Data records:
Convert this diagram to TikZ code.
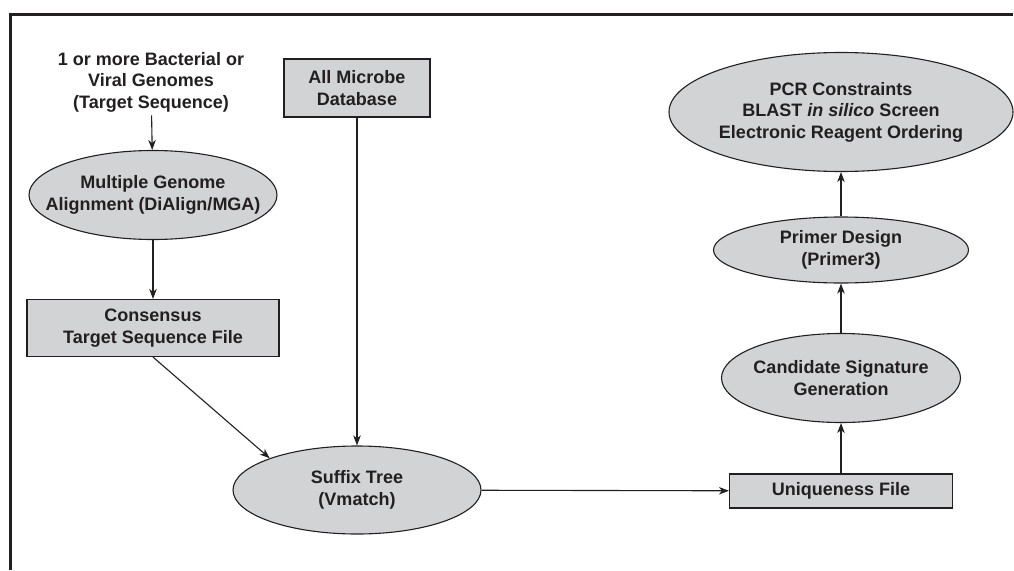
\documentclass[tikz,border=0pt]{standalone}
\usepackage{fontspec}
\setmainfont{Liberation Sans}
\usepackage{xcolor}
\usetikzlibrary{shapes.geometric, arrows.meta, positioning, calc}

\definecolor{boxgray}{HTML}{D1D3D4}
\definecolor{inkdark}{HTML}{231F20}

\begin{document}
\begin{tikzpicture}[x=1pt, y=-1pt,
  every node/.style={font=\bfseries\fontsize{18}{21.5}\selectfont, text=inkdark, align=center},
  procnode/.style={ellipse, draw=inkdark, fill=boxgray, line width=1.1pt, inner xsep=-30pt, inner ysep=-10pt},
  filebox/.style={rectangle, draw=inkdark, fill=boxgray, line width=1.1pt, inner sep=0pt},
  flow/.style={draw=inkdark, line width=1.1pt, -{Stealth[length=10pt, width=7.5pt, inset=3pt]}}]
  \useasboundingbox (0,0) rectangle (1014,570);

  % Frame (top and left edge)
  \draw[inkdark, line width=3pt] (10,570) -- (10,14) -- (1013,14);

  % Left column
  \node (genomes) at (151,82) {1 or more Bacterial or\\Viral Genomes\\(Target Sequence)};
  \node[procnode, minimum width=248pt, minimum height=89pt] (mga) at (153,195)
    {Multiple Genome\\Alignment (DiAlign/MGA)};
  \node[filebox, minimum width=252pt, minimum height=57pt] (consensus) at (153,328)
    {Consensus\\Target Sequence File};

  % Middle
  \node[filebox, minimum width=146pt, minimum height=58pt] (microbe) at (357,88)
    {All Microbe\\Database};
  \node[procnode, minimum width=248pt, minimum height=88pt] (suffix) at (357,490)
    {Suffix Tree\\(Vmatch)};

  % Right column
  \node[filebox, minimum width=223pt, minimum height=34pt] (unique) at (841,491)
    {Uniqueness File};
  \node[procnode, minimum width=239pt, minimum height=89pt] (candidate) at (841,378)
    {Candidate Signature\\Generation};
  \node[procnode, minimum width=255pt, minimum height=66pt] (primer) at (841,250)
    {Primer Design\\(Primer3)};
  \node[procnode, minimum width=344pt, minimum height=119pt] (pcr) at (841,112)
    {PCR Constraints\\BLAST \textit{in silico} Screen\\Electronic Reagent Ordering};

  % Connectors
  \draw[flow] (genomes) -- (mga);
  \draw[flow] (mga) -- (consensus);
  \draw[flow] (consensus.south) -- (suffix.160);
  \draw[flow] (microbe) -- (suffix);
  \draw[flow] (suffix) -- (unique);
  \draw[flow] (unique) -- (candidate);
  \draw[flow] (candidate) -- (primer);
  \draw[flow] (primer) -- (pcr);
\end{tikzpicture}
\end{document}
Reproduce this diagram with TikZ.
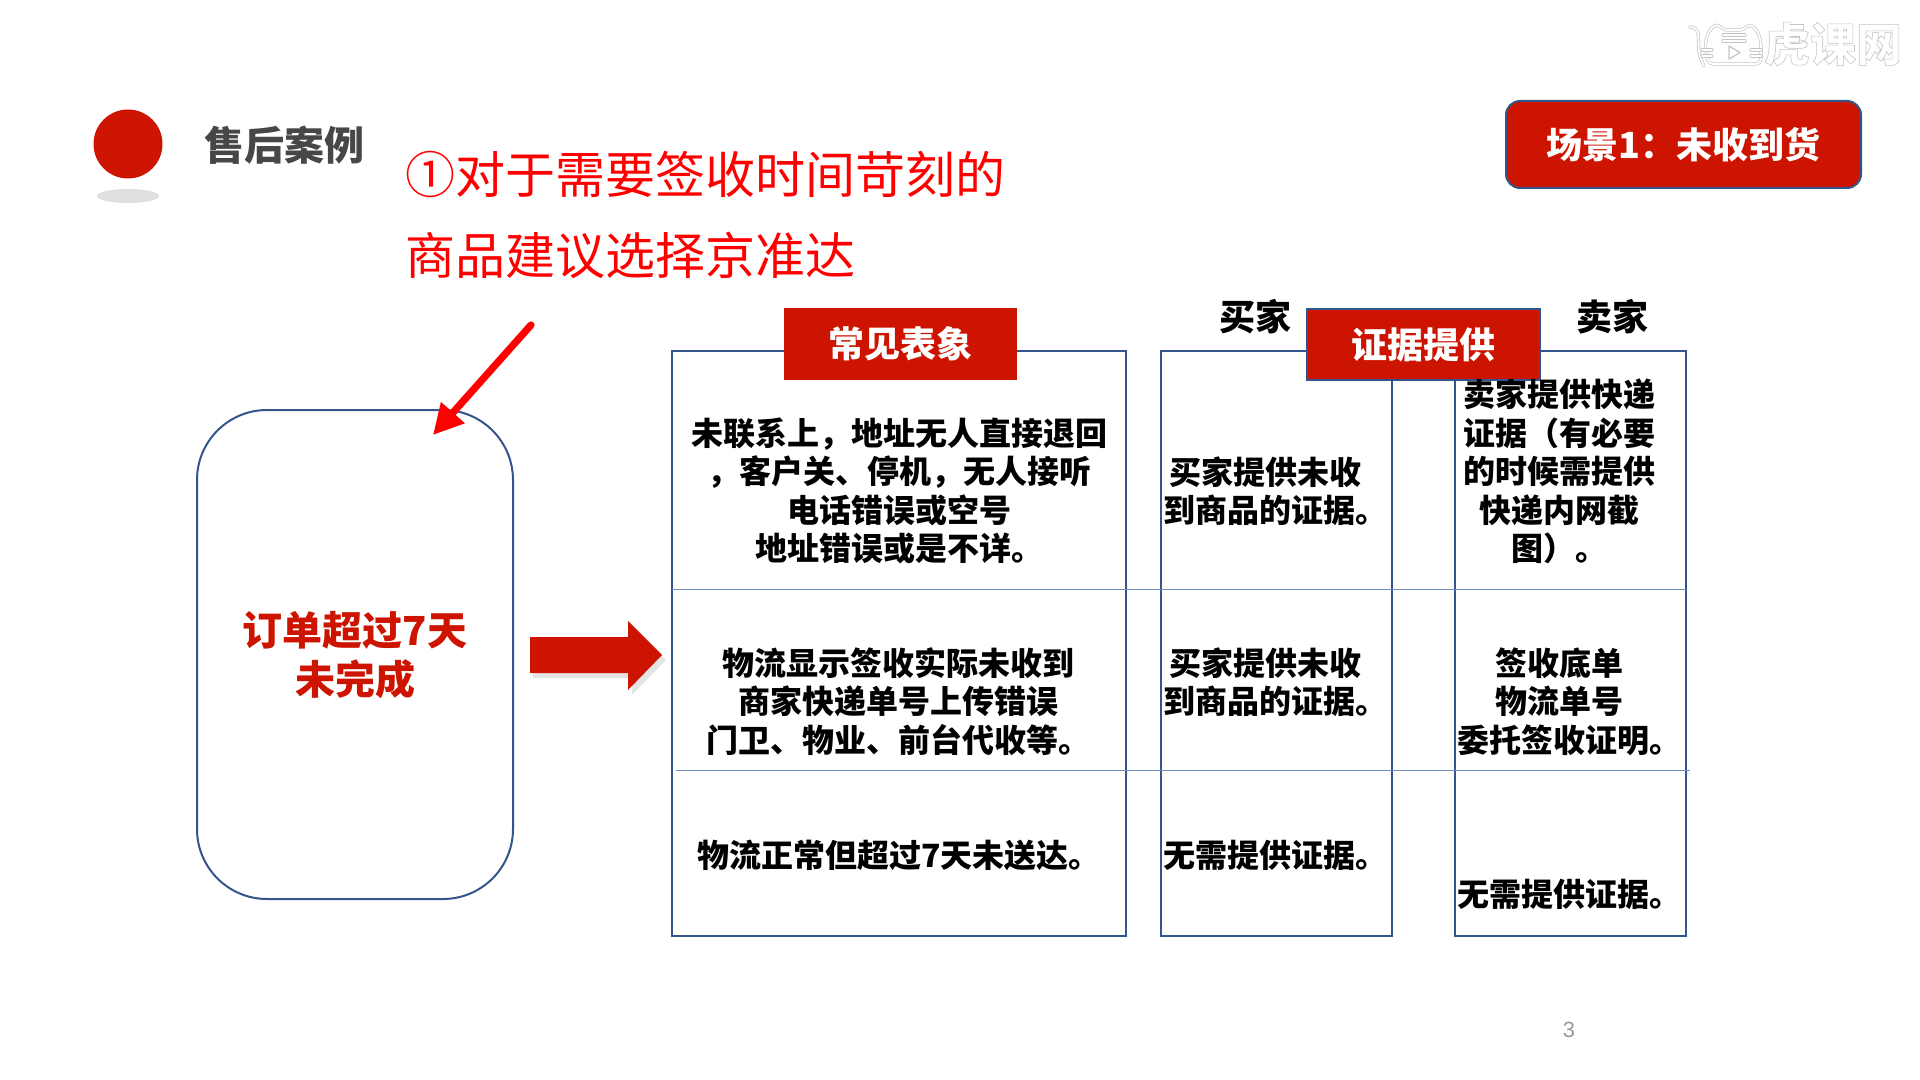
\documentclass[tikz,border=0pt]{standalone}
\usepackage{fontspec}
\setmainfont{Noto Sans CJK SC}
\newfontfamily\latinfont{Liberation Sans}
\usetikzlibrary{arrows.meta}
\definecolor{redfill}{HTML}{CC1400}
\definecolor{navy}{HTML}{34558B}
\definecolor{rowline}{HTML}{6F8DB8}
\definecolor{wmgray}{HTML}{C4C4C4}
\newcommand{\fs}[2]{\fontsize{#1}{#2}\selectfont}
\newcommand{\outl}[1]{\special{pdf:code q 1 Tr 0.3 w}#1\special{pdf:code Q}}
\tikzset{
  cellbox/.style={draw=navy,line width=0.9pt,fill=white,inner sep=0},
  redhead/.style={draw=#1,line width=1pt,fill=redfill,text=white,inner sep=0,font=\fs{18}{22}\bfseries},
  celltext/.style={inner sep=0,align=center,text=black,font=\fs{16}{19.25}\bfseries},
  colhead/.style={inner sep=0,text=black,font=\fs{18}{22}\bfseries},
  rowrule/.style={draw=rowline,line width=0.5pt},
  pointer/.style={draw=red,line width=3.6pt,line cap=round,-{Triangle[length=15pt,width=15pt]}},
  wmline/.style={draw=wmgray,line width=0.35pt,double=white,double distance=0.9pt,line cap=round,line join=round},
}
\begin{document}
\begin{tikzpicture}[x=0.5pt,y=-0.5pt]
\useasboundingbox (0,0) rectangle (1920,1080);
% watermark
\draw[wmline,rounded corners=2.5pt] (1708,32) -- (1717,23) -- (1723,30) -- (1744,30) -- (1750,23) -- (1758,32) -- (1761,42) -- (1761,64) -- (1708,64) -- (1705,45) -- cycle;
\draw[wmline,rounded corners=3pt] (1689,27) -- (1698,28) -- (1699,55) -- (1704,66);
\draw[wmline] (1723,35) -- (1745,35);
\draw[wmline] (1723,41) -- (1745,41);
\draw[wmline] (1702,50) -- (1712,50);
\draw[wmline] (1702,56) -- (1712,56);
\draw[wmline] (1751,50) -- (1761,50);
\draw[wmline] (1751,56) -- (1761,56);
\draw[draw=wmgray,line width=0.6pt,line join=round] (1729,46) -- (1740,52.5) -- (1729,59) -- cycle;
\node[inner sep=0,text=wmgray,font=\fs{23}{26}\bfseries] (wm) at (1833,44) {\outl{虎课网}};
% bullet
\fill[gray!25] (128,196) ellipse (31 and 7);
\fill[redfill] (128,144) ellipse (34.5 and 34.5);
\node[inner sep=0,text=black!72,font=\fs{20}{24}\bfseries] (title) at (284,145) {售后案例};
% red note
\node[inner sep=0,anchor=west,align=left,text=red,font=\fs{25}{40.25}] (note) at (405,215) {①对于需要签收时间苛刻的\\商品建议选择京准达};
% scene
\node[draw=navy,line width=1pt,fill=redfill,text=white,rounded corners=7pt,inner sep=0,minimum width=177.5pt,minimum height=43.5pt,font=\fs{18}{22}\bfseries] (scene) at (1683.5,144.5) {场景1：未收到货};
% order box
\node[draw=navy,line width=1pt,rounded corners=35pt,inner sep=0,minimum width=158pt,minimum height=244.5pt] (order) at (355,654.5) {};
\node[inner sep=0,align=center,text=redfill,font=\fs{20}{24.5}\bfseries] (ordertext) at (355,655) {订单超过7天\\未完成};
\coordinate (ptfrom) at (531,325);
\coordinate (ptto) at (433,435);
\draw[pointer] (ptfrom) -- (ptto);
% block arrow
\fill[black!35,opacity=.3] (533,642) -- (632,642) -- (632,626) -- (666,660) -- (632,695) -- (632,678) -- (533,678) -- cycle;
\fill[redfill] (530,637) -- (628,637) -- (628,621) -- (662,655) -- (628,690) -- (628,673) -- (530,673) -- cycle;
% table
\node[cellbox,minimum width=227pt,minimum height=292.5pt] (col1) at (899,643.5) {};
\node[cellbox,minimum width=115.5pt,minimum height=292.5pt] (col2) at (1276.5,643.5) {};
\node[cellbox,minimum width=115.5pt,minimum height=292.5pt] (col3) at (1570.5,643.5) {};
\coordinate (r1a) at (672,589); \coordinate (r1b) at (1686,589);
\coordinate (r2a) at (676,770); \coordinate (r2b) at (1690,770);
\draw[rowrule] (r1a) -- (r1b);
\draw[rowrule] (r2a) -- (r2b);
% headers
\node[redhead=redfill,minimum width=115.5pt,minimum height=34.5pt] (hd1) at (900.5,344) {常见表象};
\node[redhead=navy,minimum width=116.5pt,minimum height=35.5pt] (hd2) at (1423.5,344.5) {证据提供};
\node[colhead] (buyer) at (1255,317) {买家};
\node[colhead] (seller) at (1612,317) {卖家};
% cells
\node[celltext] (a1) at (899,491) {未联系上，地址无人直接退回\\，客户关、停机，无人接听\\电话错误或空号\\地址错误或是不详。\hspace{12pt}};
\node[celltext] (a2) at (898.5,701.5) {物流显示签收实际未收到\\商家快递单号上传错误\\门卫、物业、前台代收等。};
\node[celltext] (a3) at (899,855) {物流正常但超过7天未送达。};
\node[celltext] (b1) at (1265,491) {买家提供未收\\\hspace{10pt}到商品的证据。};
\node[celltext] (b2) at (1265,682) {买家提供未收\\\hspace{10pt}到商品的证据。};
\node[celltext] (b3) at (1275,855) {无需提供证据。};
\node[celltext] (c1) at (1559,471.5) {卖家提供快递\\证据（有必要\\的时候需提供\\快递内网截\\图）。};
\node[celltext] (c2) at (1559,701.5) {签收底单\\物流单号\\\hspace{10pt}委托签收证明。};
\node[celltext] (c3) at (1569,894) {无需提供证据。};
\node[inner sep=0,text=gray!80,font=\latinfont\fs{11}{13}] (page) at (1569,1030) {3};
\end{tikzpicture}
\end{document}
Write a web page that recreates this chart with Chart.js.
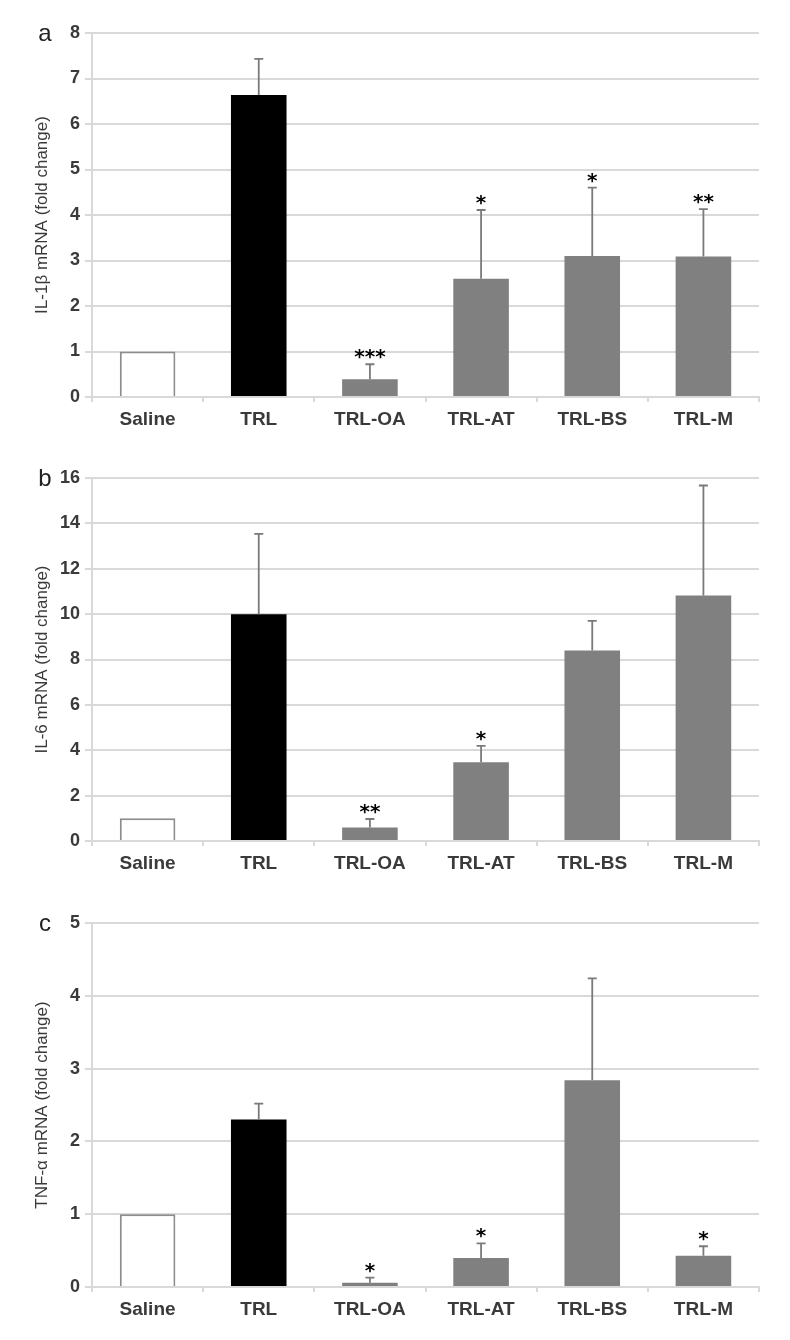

Exercise objective = Copy nothing but the lines from the first one in the listing through the line with "(0,0) rectangle (1014,570);", and omit the pictures.

Worked solution =
Convert this diagram to TikZ code.
\documentclass[tikz,border=0pt]{standalone}
\usepackage{fontspec}
\setmainfont{Liberation Sans}
\usepackage{xcolor}
\usetikzlibrary{shapes.geometric, arrows.meta, positioning, calc}

\definecolor{boxgray}{HTML}{D1D3D4}
\definecolor{inkdark}{HTML}{231F20}

\begin{document}
\begin{tikzpicture}[x=1pt, y=-1pt,
  every node/.style={font=\bfseries\fontsize{18}{21.5}\selectfont, text=inkdark, align=center},
  procnode/.style={ellipse, draw=inkdark, fill=boxgray, line width=1.1pt, inner xsep=-30pt, inner ysep=-10pt},
  filebox/.style={rectangle, draw=inkdark, fill=boxgray, line width=1.1pt, inner sep=0pt},
  flow/.style={draw=inkdark, line width=1.1pt, -{Stealth[length=10pt, width=7.5pt, inset=3pt]}}]
  \useasboundingbox (0,0) rectangle (1014,570);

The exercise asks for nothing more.